Entering its 11th year of budget deficits, the Saudi government owes tens of billions of dollars to domestic and foreign creditors.
Official coffers are low: International Monetary Fund (IMF) estimates put the country's financial reserves at $5.9 billion last year, a sharp drop from $11.7 billion in 1991.
With oil prices sinking to their lowest level in five years, analysts both inside and outside the kingdom say the world's top oil producer has poor prospects for reaping the profits necessary to comfortably fund domestic needs, pay for costly imports, and service its debts.
Some Saudi watchers - concerned that the kingdom will curb its imports of expensive American-made weaponry and imperil US jobs in the process - worry that the special US-Saudi Arabia commercial relationship, cemented during the 1991 Gulf war, may be cracking.
Since 1991, the kingdom has placed some $35 billion of US military goods on order - a so-called ``wish list'' drawn up by defense planners in Riyadh when they recognized an unprecedented American public support for arming US allies in the Gulf.
According to Saudi and American industry leaders, the timing could not have been better. The Pentagon's pared-down requirements have dampened domestic demand and US sales to third-world markets have been contracting. Backlog in US arms requests
Struggling to keep production lines rolling, many in the US defense industry have regarded the Saudis as a lifeline.

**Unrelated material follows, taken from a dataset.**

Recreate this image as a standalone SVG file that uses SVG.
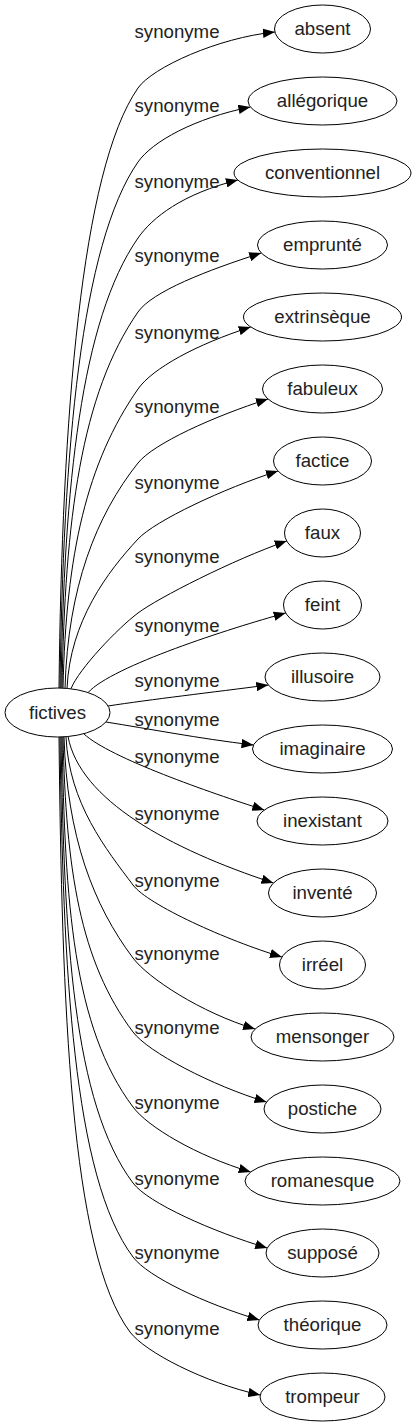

Joel Johnson, international vice president, of the Washington-based Aerospace Industries Association, calculates that $1 billion in exports generates 20,000 US jobs related to aerospace and creates another 15,000 indirectly, ``such as the butcher, the baker, and the banker.'' The Saudis' $30 billion to $35 billion backlog in US arms requests translates into at least 600,000 US jobs, he says.
``That's not to be taken lightly in an industry that has laid off 100,000 people a year for the past four years,'' Mr. Johnson says. With its plans to spend $3 billion annually on US imports, he adds, the kingdom ``is keeping us from firing another 60,000 people each year.'' Johnson says that while ``it's quite obvious that they're suffering from cash-flow problems, it's also quite clear that they have considerable collateral.''
The kingdom's spokesmen keep up a constant refrain that the country's prospects are bright. Investments during the past decade have helped the Saudis make important strides in industrialization.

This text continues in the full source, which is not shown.